Non sono sufficienti le polemiche di maniera sul 25 aprile e il 1 maggio. Non bastano lo scivolone sul Documento di economia e finanza e gli sbarchi di migliaia di migranti ogni giorno. Non sarebbe abbastanza neanche la retromarcia sul Meccanismo europeo di stabilità con tanto di genuflessione a Bruxelles. Il castello del potere meloniano rimane e rimarrà saldo se ciascuna opposizione continuerà l’assedio in solitaria con sortite tragiche e mal concepite.
Pareva ieri l’altro al Congresso della CGIL di marzo che i vari protagonisti – Calenda, Schlein, Conte – giurassero tutti insieme appassionatamente di collaborare, e invece ciascuno da solo e senza particolare passione se ne è tornato a coltivare l’orticello suo privato. Il Terzo Polo, che avrebbe dovuto cannibalizzare Forza Italia, è abortito prima di nascere nella “lite dei narcisi”: Carlo Calenda contro Matteo Renzi in una sfida senza esclusione di colpi.

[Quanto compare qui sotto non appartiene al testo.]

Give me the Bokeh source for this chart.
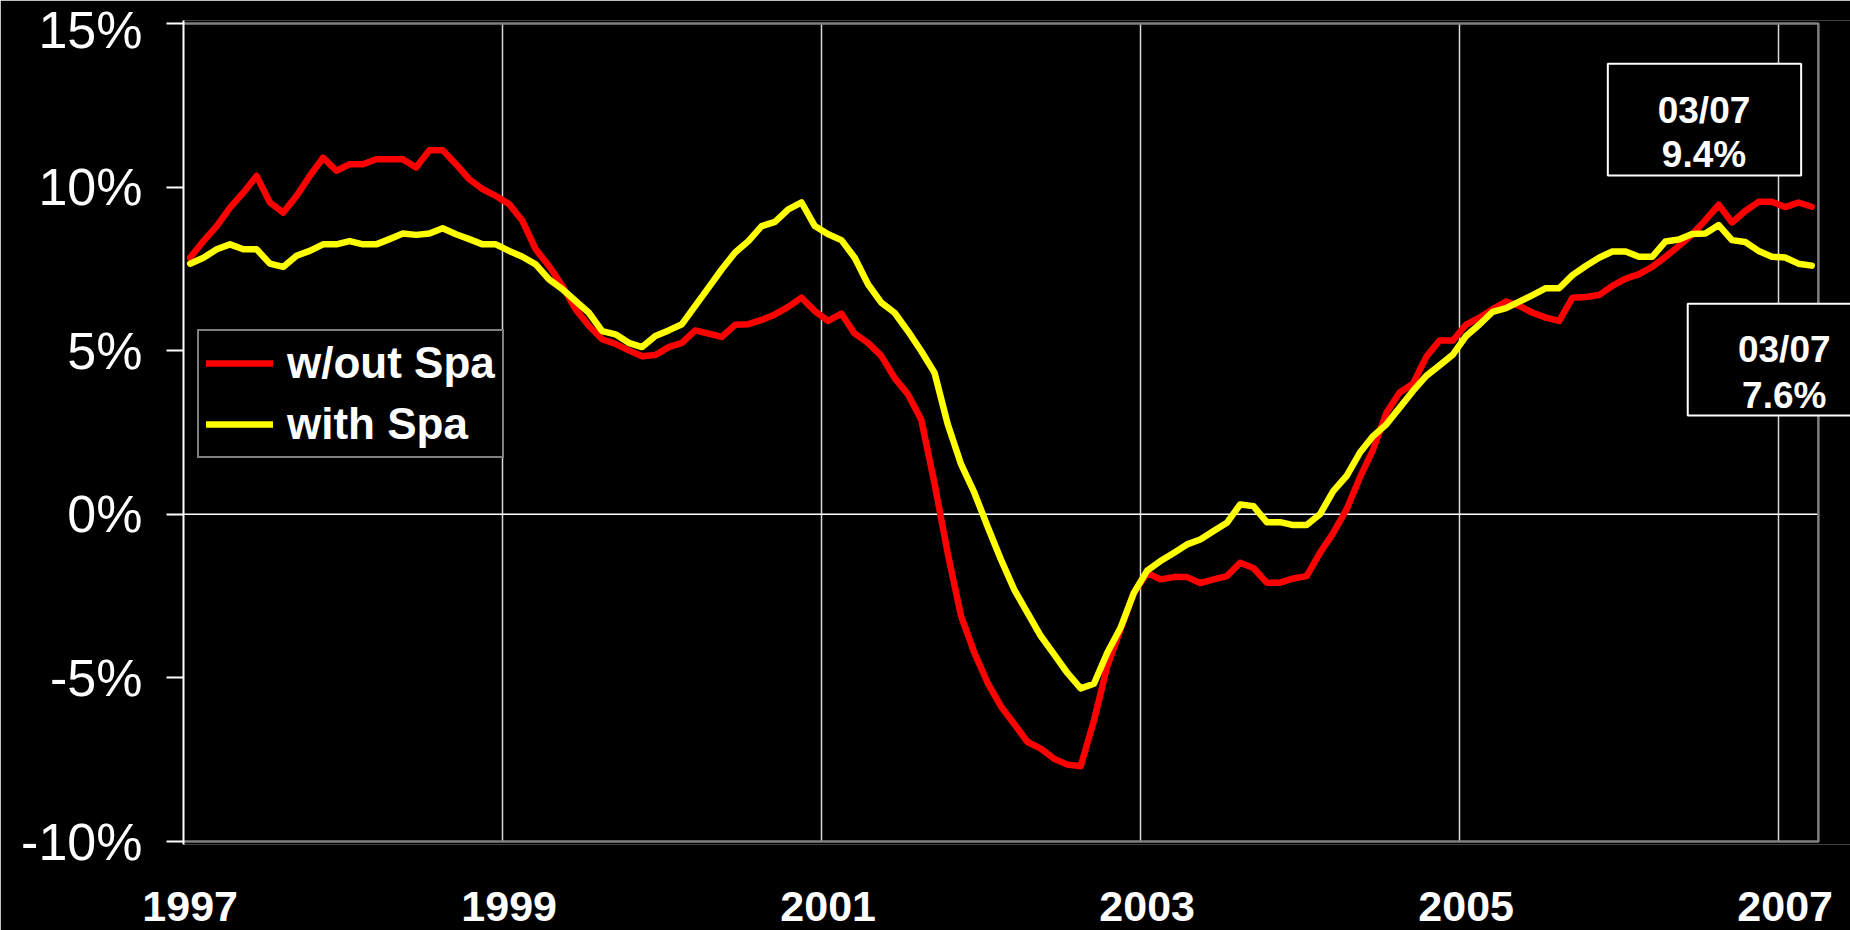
import pandas as pd
from bokeh.plotting import figure
from bokeh.models import (Range1d, FixedTicker, CustomJSTickFormatter,
                          Legend, LegendItem)
from bokeh.core.properties import value
from bokeh.embed import file_html
from bokeh.resources import INLINE

# ---- data: monthly year-over-year change, Jan 1997 .. Mar 2007 ----
months = pd.date_range("1997-01-01", periods=123, freq="MS")

without_spa = [
    7.84, 8.35, 8.81, 9.37, 9.83, 10.34, 9.53, 9.22, 9.73, 10.34, 10.90, 10.50,
    10.70, 10.70, 10.85, 10.85, 10.85, 10.60, 11.13, 11.13, 10.70, 10.24, 9.94, 9.73,
    9.48, 8.97, 8.10, 7.59, 6.98, 6.27, 5.76, 5.35, 5.21, 5.01, 4.83, 4.87,
    5.11, 5.24, 5.62, 5.52, 5.42, 5.79, 5.81, 5.94, 6.11, 6.34, 6.62, 6.21,
    5.91, 6.13, 5.52, 5.24, 4.84, 4.17, 3.67, 2.90, 0.95, -1.20, -3.11, -4.23,
    -5.15, -5.87, -6.41, -6.96, -7.16, -7.47, -7.65, -7.70, -6.30, -4.64, -3.52, -2.40,
    -1.79, -1.99, -1.92, -1.92, -2.10, -1.99, -1.89, -1.48, -1.64, -2.09, -2.09, -1.96,
    -1.89, -1.18, -0.57, 0.15, 1.12, 1.98, 3.10, 3.72, 3.99, 4.81, 5.31, 5.31,
    5.80, 6.01, 6.27, 6.50, 6.37, 6.16, 6.01, 5.91, 6.62, 6.64, 6.70, 6.98,
    7.20, 7.34, 7.56, 7.87, 8.20, 8.55, 8.99, 9.46, 8.92, 9.27, 9.55, 9.55,
    9.39, 9.53, 9.40,
]

with_spa = [
    7.66, 7.84, 8.10, 8.25, 8.10, 8.10, 7.66, 7.56, 7.90, 8.05, 8.25, 8.25,
    8.35, 8.25, 8.25, 8.41, 8.58, 8.54, 8.58, 8.74, 8.56, 8.41, 8.25, 8.25,
    8.05, 7.87, 7.64, 7.18, 6.88, 6.52, 6.16, 5.60, 5.50, 5.24, 5.11, 5.45,
    5.62, 5.81, 6.37, 6.93, 7.49, 8.00, 8.35, 8.81, 8.94, 9.32, 9.53, 8.81,
    8.56, 8.38, 7.84, 7.03, 6.47, 6.16, 5.60, 4.99, 4.33, 2.75, 1.53, 0.66,
    -0.38, -1.38, -2.30, -3.01, -3.72, -4.28, -4.85, -5.32, -5.18, -4.23, -3.47, -2.40,
    -1.72, -1.43, -1.18, -0.92, -0.77, -0.51, -0.26, 0.30, 0.25, -0.24, -0.24, -0.33,
    -0.33, 0.00, 0.71, 1.17, 1.88, 2.39, 2.75, 3.26, 3.77, 4.23, 4.55, 4.88,
    5.45, 5.80, 6.19, 6.30, 6.50, 6.70, 6.91, 6.91, 7.31, 7.59, 7.84, 8.03,
    8.03, 7.87, 7.87, 8.34, 8.40, 8.57, 8.58, 8.84, 8.38, 8.32, 8.05, 7.87,
    7.85, 7.66, 7.60,
]

series_names = ["w/out Spa", "with Spa"]
y_ticks = [-10, -5, 0, 5, 10, 15]
label_years = [1997, 1999, 2001, 2003, 2005, 2007]
grid_years = [1999, 2001, 2003, 2005, 2007]

# each month sits in the middle of its slot on a decimal-year axis
x = [m.year + (m.month - 0.5) / 12 for m in months]
x_start = 1997.0
x_end = x[-1] + 0.5 / 12
y_low, y_high = -10, 15

# ---- layout ----
FRAME_W, FRAME_H = 1667, 824
PX_PER_YEAR = 159.5
PX_PER_PCT = 32.72
pad = 3 / PX_PER_PCT

p = figure(
    frame_width=FRAME_W, frame_height=FRAME_H,
    x_range=Range1d(x_start, x_start + FRAME_W / PX_PER_YEAR),
    y_range=Range1d(y_low - pad, y_high + pad),
    output_backend="svg", toolbar_location=None,
    background_fill_color="black", border_fill_color="black",
    outline_line_color=None,
    min_border_left=183, min_border_right=0,
    min_border_top=20, min_border_bottom=86,
)
p.xgrid.visible = False
p.ygrid.visible = False

# vertical year gridlines
p.segment(x0=grid_years, y0=[y_low] * len(grid_years),
          x1=grid_years, y1=[y_high] * len(grid_years),
          line_color="#d8d8d8", line_width=1.5)
# zero line
p.segment(x0=[x_start], y0=[0], x1=[x_end], y1=[0],
          line_color="white", line_width=1.6)
# plot-area border (top, right, bottom)
p.multi_line(xs=[[x_start, x_end, x_end, x_start]],
             ys=[[y_high, y_high, y_low, y_low]],
             line_color="#808080", line_width=2.5)

# data series
r_without = p.line(x, without_spa, line_color="#ff0000", line_width=6.5,
                   line_join="round", line_cap="round")
r_with = p.line(x, with_spa, line_color="#ffff00", line_width=6.5,
                line_join="round", line_cap="round")

# end-of-series callouts
last_label = months[-1].strftime("%m/%y")
box_left = [2005.930, 2006.431]
box_right = [2007.142, 2007.644]
box_top = [13.77, 6.433]
box_bottom = [10.355, 3.02]
p.quad(left=box_left, right=box_right, top=box_top, bottom=box_bottom,
       fill_color="black", line_color="white", line_width=2)

text_x = [2006.533, 2006.533, 2007.036, 2007.036]
text_y = [12.341, 10.987, 5.037, 3.631]
texts = [last_label, f"{without_spa[-1]:.1f}%", last_label, f"{with_spa[-1]:.1f}%"]
p.text(x=text_x, y=text_y, text=texts, text_align="center",
       text_baseline="alphabetic", text_color="white",
       text_font=value("Liberation Sans"), text_font_style="bold",
       text_font_size="37px")

# legend
legend = Legend(
    items=[LegendItem(label=series_names[0], renderers=[r_without]),
           LegendItem(label=series_names[1], renderers=[r_with])],
    location=(14, 386), orientation="vertical",
    background_fill_color="black", background_fill_alpha=1.0,
    border_line_color="white", border_line_width=2,
    label_text_color="white", label_text_font="Liberation Sans",
    label_text_font_style="bold", label_text_font_size="44px",
    glyph_width=67, glyph_height=44, label_standoff=14,
    padding=7, spacing=11, margin=0,
)
p.add_layout(legend)

# y axis
yax = p.yaxis[0]
yax.ticker = FixedTicker(ticks=y_ticks)
yax.formatter = CustomJSTickFormatter(code="return tick + '%';")
yax.axis_line_color = "white"
yax.axis_line_width = 2
yax.major_tick_line_color = "white"
yax.major_tick_line_width = 2
yax.major_tick_out = 17
yax.major_tick_in = 0
yax.minor_tick_line_color = None
yax.major_label_standoff = 24
yax.major_label_text_color = "white"
yax.major_label_text_font = "Liberation Sans"
yax.major_label_text_font_size = "52px"

# x axis: year labels sit under January of each labelled year
xax = p.xaxis[0]
xax.ticker = FixedTicker(ticks=[yr + 0.5 / 12 for yr in label_years])
xax.formatter = CustomJSTickFormatter(code="return String(Math.floor(tick));")
xax.axis_line_color = None
xax.major_tick_line_color = None
xax.minor_tick_line_color = None
xax.major_tick_out = 0
xax.major_tick_in = 0
xax.major_label_standoff = 47
xax.major_label_text_color = "white"
xax.major_label_text_font = "Liberation Sans"
xax.major_label_text_font_style = "bold"
xax.major_label_text_font_size = "43px"

open("out.html", "w").write(file_html(p, INLINE))
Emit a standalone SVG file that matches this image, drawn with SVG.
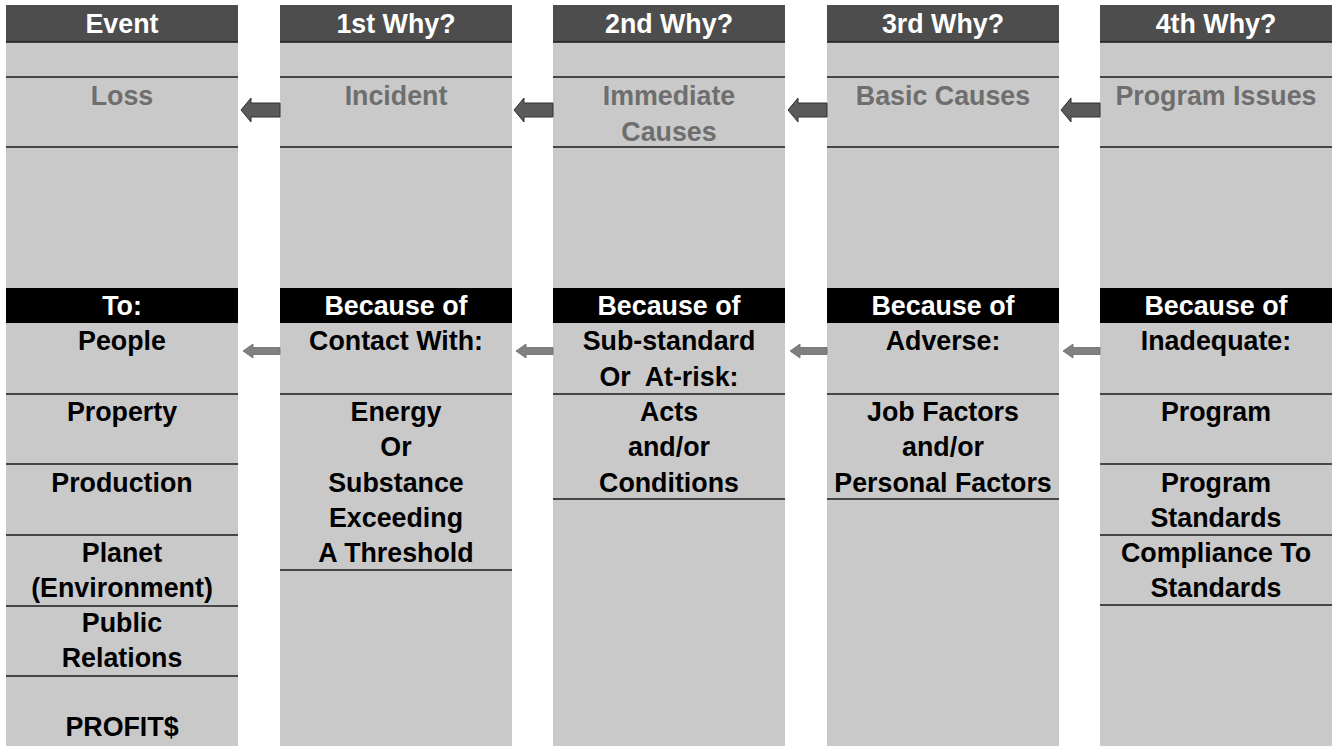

Come non bastasse la complessità degli ‘ego’ (che in politica contano assai), non è sfuggito agli osservatori la debolezza di un progetto liberale che a Parigi come altrove si scontra con il tramonto di ogni macronismo: i popoli chiedono ormai garanzia e sicurezza piuttosto che opportunità e sogni. Non vanno meglio le cose in casa democratica. La nuova segretaria Elly Schlein, forte di un’incoronazione plebiscitaria, rischia di trovarsi nel cul de sac delle divisioni di partito. Se tiene fede alla linea massimalista, accompagna i cattolici alla porta. Se modera i contenuti, porta nuove leve al mulino di Conte. Se non decide, scontenta tutti.
Ma è forse proprio dai paraggi del Movimento cinque stelle che la dimensione ombelicale della partita politica trova la sua più compiuta definizione. Abbandonati i toni barricaderi di pochi mesi fa – contro la cancellazione del reddito di cittadinanza hanno fatto più opposizione i vescovi! – i pentastellati hanno rinunciato alla piazza per preferire l’intesa con la maggioranza. Negheranno fino alla morte, ma a chi s’intende di politica non possono essere sfuggiti né il tacito patto che ha portato l’elezione dell’ex guardasigilli Alfonso Bonafede al Consiglio di presidenza della Giustizia tributaria, né l’elogio del “fu avvocato del popolo” alla lettera di Giorgia Meloni sul 25 aprile. L’asse tra Movimento Cinque Stelle e Fratelli d’Italia è poi evidente sulle nomine Rai, dove l’obiettivo condiviso e neanche troppo celato è quello di spurgare la televisione pubblica dall’influenza del PD.
Non è pura retorica – in un Paese con due milioni di persone in povertà assoluta e dove i salari anziché aumentare diminuiscono – giocare la carta dell’opposizione sociale, radicale, di piazza alle scelte dell’esecutivo.
Della foto cartolina di Firenze – Schlein, Conte e Landini – i primi due non paiono tuttavia in grado di prenderne le redini: la prima perché impegnata nella costruzione di un partito radicale di massa che punta ancora assai (troppo) sul tema dei diritti civili, il secondo perché avvinto nella tattica del trasformismo politico. Le parole del senatore pentastellato Roberto Scarpinato sono emblematiche: “Pensavo che il Movimento cinque stelle fosse un partito di sinistra”.
Rimane il segretario del più importante sindacato italiano, Landini, che non ha mollato di mezzo centimetro la lotta sociale e punta a una stagione di manifestazioni e scioperi. Potrebbe essere il preludio alla nascita di un partito del lavoro? È ancora troppo presto per dirlo ma di certo la proposta – a onor del vero proveniente dalle file democratiche – per una rinascita dei circoli operai lascia intravedere una via d’uscita politica in fondo a sinistra.